● **Task**
Every line from the first one to the line containing "var yTicks = [0.96, 0.97, 0.98, 0.99, 1.00, 1.01, 1.02, 1.03];" should be echoed exactly; leave out the rest.

● **Data excerpt**

□ □ □ □ □ □ □

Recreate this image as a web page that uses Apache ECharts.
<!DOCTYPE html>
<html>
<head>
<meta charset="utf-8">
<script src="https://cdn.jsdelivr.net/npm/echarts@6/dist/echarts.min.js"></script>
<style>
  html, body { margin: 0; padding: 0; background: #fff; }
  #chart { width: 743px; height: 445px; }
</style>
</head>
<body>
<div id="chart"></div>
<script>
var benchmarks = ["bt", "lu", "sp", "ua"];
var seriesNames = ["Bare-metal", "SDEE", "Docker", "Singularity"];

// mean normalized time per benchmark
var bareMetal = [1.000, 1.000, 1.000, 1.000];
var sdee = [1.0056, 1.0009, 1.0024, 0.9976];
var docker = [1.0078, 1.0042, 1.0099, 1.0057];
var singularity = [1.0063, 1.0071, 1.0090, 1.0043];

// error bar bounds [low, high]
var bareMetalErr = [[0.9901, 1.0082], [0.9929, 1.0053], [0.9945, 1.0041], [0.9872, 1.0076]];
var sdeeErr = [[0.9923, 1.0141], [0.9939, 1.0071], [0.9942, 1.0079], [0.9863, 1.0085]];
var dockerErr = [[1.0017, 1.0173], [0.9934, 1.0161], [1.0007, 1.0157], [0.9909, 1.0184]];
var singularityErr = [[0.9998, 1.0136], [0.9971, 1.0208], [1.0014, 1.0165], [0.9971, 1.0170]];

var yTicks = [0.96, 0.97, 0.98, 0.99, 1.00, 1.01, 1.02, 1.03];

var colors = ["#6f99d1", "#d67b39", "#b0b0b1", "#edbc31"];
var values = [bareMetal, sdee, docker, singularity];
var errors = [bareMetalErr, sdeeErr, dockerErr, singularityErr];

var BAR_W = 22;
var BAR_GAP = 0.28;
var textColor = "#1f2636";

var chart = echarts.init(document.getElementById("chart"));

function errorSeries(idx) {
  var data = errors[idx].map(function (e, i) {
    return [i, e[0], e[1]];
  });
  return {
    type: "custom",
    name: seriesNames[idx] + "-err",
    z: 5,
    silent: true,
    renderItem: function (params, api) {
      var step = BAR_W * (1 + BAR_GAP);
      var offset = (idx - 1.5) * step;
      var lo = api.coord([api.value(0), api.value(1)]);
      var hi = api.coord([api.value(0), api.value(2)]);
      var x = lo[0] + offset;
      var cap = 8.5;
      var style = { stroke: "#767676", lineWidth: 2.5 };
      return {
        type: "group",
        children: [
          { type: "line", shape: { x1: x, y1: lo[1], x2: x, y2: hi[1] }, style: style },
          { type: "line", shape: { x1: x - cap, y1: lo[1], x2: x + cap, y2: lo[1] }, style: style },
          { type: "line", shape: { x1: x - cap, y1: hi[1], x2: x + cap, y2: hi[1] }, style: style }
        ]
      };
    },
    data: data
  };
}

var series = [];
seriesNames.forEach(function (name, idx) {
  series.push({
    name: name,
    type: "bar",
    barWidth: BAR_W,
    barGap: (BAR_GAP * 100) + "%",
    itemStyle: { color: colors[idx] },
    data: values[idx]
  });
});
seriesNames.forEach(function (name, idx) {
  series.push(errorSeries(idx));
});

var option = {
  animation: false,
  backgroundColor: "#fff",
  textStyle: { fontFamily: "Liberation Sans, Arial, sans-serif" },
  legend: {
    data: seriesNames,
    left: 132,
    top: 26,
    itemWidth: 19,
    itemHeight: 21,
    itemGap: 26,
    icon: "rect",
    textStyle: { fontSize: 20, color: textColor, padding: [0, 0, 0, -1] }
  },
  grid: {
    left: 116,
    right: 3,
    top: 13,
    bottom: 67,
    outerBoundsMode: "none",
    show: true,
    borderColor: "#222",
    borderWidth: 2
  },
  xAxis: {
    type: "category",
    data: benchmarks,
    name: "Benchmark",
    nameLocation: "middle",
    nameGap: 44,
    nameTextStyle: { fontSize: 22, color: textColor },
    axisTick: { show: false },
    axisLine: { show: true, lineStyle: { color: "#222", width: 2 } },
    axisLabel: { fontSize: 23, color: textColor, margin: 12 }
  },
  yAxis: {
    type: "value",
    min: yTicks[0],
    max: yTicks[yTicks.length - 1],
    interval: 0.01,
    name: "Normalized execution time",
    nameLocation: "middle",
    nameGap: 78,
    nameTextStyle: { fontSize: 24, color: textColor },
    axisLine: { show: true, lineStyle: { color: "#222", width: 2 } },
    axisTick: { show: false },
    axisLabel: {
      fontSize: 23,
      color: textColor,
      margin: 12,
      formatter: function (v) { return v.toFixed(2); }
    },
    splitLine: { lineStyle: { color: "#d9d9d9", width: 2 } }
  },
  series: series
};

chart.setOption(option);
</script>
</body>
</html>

□ □ □ □ □ □ □

● **Final result**
Recreate this image as a web page that uses Apache ECharts.
<!DOCTYPE html>
<html>
<head>
<meta charset="utf-8">
<script src="https://cdn.jsdelivr.net/npm/echarts@6/dist/echarts.min.js"></script>
<style>
  html, body { margin: 0; padding: 0; background: #fff; }
  #chart { width: 743px; height: 445px; }
</style>
</head>
<body>
<div id="chart"></div>
<script>
var benchmarks = ["bt", "lu", "sp", "ua"];
var seriesNames = ["Bare-metal", "SDEE", "Docker", "Singularity"];

// mean normalized time per benchmark
var bareMetal = [1.000, 1.000, 1.000, 1.000];
var sdee = [1.0056, 1.0009, 1.0024, 0.9976];
var docker = [1.0078, 1.0042, 1.0099, 1.0057];
var singularity = [1.0063, 1.0071, 1.0090, 1.0043];

// error bar bounds [low, high]
var bareMetalErr = [[0.9901, 1.0082], [0.9929, 1.0053], [0.9945, 1.0041], [0.9872, 1.0076]];
var sdeeErr = [[0.9923, 1.0141], [0.9939, 1.0071], [0.9942, 1.0079], [0.9863, 1.0085]];
var dockerErr = [[1.0017, 1.0173], [0.9934, 1.0161], [1.0007, 1.0157], [0.9909, 1.0184]];
var singularityErr = [[0.9998, 1.0136], [0.9971, 1.0208], [1.0014, 1.0165], [0.9971, 1.0170]];

var yTicks = [0.96, 0.97, 0.98, 0.99, 1.00, 1.01, 1.02, 1.03];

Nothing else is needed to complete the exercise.